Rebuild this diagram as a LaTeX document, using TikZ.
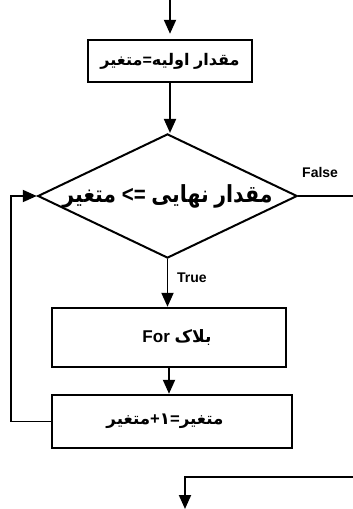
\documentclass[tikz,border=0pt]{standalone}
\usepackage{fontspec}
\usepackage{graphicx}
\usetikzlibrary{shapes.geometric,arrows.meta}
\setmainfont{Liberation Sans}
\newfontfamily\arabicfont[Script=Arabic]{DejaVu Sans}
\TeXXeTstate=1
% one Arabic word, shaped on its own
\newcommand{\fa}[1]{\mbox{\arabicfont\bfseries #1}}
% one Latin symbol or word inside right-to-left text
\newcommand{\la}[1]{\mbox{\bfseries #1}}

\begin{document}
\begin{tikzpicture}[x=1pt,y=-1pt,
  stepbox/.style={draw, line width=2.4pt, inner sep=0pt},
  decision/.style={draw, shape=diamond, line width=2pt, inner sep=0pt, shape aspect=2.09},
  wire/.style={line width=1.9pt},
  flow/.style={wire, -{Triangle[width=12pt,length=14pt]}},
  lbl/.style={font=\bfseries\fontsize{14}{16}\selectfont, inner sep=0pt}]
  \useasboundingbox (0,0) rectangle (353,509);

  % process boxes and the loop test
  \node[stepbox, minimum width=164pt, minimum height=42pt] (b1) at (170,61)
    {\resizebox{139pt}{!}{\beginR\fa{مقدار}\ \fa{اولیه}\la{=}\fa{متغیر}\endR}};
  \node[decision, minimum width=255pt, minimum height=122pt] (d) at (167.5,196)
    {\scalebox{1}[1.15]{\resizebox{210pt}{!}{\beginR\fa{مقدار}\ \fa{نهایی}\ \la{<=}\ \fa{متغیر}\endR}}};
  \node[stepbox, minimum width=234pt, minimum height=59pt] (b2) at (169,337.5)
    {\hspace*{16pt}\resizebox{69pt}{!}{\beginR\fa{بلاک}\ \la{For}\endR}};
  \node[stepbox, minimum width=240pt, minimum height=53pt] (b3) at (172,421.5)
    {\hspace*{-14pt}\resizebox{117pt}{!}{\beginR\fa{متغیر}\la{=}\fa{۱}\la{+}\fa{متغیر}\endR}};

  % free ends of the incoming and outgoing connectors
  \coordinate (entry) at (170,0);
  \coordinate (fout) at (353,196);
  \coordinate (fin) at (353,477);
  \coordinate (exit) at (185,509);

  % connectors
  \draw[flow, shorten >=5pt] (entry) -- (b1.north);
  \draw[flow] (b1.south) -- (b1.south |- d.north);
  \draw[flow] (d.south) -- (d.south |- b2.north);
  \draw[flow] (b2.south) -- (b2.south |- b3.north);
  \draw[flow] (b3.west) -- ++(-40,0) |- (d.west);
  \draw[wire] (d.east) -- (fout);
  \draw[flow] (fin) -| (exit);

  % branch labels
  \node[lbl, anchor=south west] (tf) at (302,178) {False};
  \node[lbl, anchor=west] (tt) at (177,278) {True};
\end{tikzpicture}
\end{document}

----------------

Copy exactly the lines running from the beginning of the listing through the line that has "(exit) at (185,509);". Drop the pictures.

Task answer:
Rebuild this diagram as a LaTeX document, using TikZ.
\documentclass[tikz,border=0pt]{standalone}
\usepackage{fontspec}
\usepackage{graphicx}
\usetikzlibrary{shapes.geometric,arrows.meta}
\setmainfont{Liberation Sans}
\newfontfamily\arabicfont[Script=Arabic]{DejaVu Sans}
\TeXXeTstate=1
% one Arabic word, shaped on its own
\newcommand{\fa}[1]{\mbox{\arabicfont\bfseries #1}}
% one Latin symbol or word inside right-to-left text
\newcommand{\la}[1]{\mbox{\bfseries #1}}

\begin{document}
\begin{tikzpicture}[x=1pt,y=-1pt,
  stepbox/.style={draw, line width=2.4pt, inner sep=0pt},
  decision/.style={draw, shape=diamond, line width=2pt, inner sep=0pt, shape aspect=2.09},
  wire/.style={line width=1.9pt},
  flow/.style={wire, -{Triangle[width=12pt,length=14pt]}},
  lbl/.style={font=\bfseries\fontsize{14}{16}\selectfont, inner sep=0pt}]
  \useasboundingbox (0,0) rectangle (353,509);

  % process boxes and the loop test
  \node[stepbox, minimum width=164pt, minimum height=42pt] (b1) at (170,61)
    {\resizebox{139pt}{!}{\beginR\fa{مقدار}\ \fa{اولیه}\la{=}\fa{متغیر}\endR}};
  \node[decision, minimum width=255pt, minimum height=122pt] (d) at (167.5,196)
    {\scalebox{1}[1.15]{\resizebox{210pt}{!}{\beginR\fa{مقدار}\ \fa{نهایی}\ \la{<=}\ \fa{متغیر}\endR}}};
  \node[stepbox, minimum width=234pt, minimum height=59pt] (b2) at (169,337.5)
    {\hspace*{16pt}\resizebox{69pt}{!}{\beginR\fa{بلاک}\ \la{For}\endR}};
  \node[stepbox, minimum width=240pt, minimum height=53pt] (b3) at (172,421.5)
    {\hspace*{-14pt}\resizebox{117pt}{!}{\beginR\fa{متغیر}\la{=}\fa{۱}\la{+}\fa{متغیر}\endR}};

  % free ends of the incoming and outgoing connectors
  \coordinate (entry) at (170,0);
  \coordinate (fout) at (353,196);
  \coordinate (fin) at (353,477);
  \coordinate (exit) at (185,509);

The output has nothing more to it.